But Nashville has caught fire since the calendar turned to November, seeing a number of its splits completely reverse course.
Case in point, it's special teams.
In October, the Predators had the NHL's best power play, one that converted at almost 36 percent, but had the second worst penalty kill, allowing a goal more than 33 percent of the time.
However, in November, those numbers have flipped, with Nashville's once explosive power play converting just six times this month while its formerly leaky kill has allowed just one power-play goal among 35 tries.
Among other changing trends: The play of goaltender Pekka Rinne.
After enduring a nightmare month of October, in which he went 1-4-1 with a .906 save percentage and 3.22 goals against, Rinne has been one of the League's best goalies this month, going 7-1-2 with a .952 save percentage and 1.39 goals against.

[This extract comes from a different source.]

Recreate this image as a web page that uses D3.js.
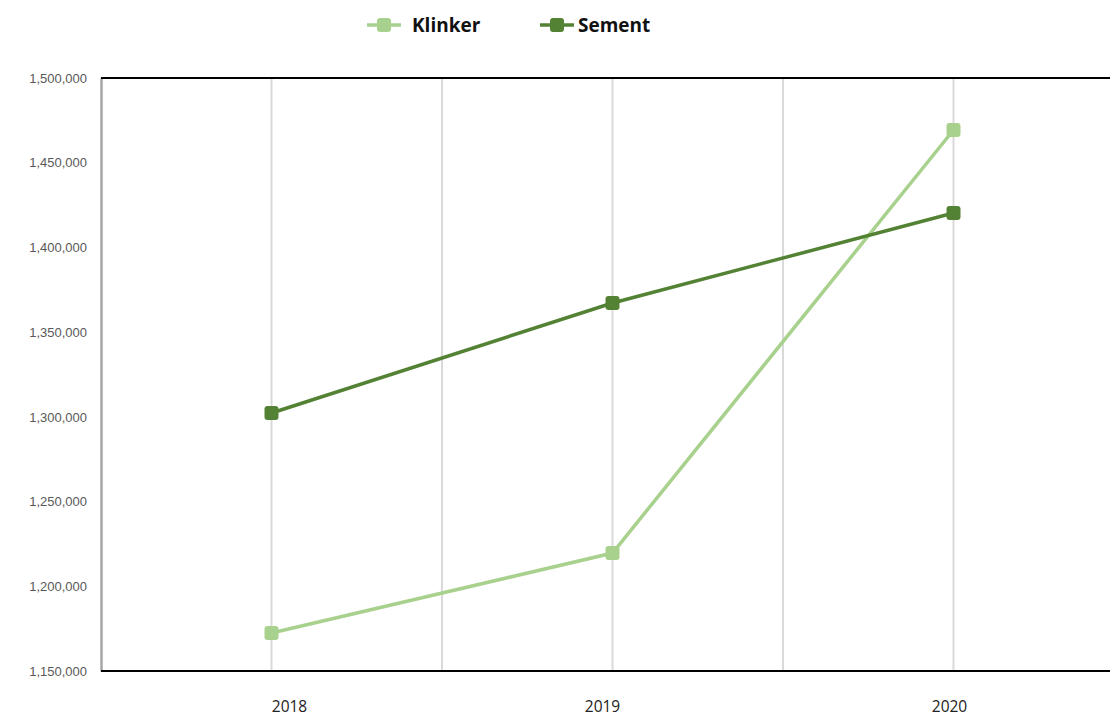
<!DOCTYPE html>
<html><head><meta charset="utf-8">
<script src="https://cdn.jsdelivr.net/npm/d3@7"></script>
<style>body{margin:0;background:#fff}svg{display:block}</style>
</head><body>
<svg id="c" width="1110" height="718"></svg>
<script>
const years = ["2018", "2019", "2020"];
const klinker = [1172400, 1219600, 1469300];
const sement = [1302300, 1367200, 1420300];
const yTicks = [1150000, 1200000, 1250000, 1300000, 1350000, 1400000, 1450000, 1500000];
const seriesNames = ["Klinker", "Sement"];
const seriesColors = ["#a9d18e", "#548235"];

const svg = d3.select("#c");
const L = 101, R = 1124, T = 78, B = 671;
const x = d3.scalePoint().domain(years).range([L, R]).padding(0.5);
const step = x.step();
const y = d3.scaleLinear().domain([1150000, 1500000]).range([B, T]);

// vertical gridlines at categories and midpoints
const gridX = [];
years.forEach((yr, i) => { gridX.push(x(yr)); if (i < years.length - 1) gridX.push(x(yr) + step / 2); });
svg.append("g").selectAll("line").data(gridX).join("line")
  .attr("x1", d => d).attr("x2", d => d).attr("y1", T).attr("y2", B)
  .attr("stroke", "#d9d9d9").attr("stroke-width", 2);

// y axis
const yAxis = d3.axisLeft(y).tickValues(yTicks).tickFormat(d3.format(",")).tickSize(0).tickPadding(14);
const ya = svg.append("g").attr("transform", `translate(${L},0)`).call(yAxis);
ya.select(".domain").attr("stroke", "#a6a6a6").attr("stroke-width", 2.5);
ya.selectAll("text").attr("fill", "#595959").style("font-family", "'Liberation Sans', Arial, sans-serif").style("font-size", "13px");

// top and bottom borders
svg.append("line").attr("x1", L).attr("x2", 1110).attr("y1", T).attr("y2", T).attr("stroke", "#000").attr("stroke-width", 2);
svg.append("line").attr("x1", L).attr("x2", 1110).attr("y1", B).attr("y2", B).attr("stroke", "#000").attr("stroke-width", 2);

// x labels
const labelDx = [18, -10, -4];
svg.append("g").selectAll("text").data(years).join("text")
  .attr("x", (d, i) => x(d) + labelDx[i]).attr("y", 712)
  .attr("text-anchor", "middle").attr("fill", "#222")
  .style("font-family", "'Open Sans', sans-serif").style("font-size", "15.5px").text(d => d);

// series
const data = [klinker, sement];
const line = d3.line().x((d, i) => x(years[i])).y(d => y(d));
data.forEach((vals, s) => {
  const g = svg.append("g");
  g.append("path").attr("d", line(vals)).attr("fill", "none")
    .attr("stroke", seriesColors[s]).attr("stroke-width", 3.5);
  g.selectAll("rect").data(vals).join("rect")
    .attr("x", (d, i) => x(years[i]) - 7).attr("y", d => y(d) - 7)
    .attr("width", 14).attr("height", 14).attr("rx", 3)
    .attr("fill", seriesColors[s]);
});

// legend
const legX = [367, 540];
seriesNames.forEach((n, i) => {
  const g = svg.append("g").attr("transform", `translate(${legX[i]},25)`);
  g.append("line").attr("x1", 0).attr("x2", 34).attr("y1", 0).attr("y2", 0)
    .attr("stroke", seriesColors[i]).attr("stroke-width", 3.5);
  g.append("rect").attr("x", 10).attr("y", -7).attr("width", 14).attr("height", 14).attr("rx", 3).attr("fill", seriesColors[i]);
  g.append("text").attr("x", i === 0 ? 45 : 38).attr("y", 7)
    .style("font-family", "'Open Sans', sans-serif").style("font-size", "19px").style("font-weight", "bold")
    .attr("fill", "#111").text(n);
});
</script>
</body></html>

A stretch of four straight games against Central Division foes began Thursday when the Predators defeated Dallas 5-2 in Nashville. It's the Preds' longest stretch of consecutive division clashes this season and could go a long ways toward predicting how December goes in the Music City.
"Anytime you have a chance to play against Central Division teams, those really are four-point games," Rinne told The Tennessean. "These games are huge. Come February, March, you don't want to look back having this opportunity in November to play four games in a row against Central teams ... and say that we should've been ready, we should've done something differently in those games."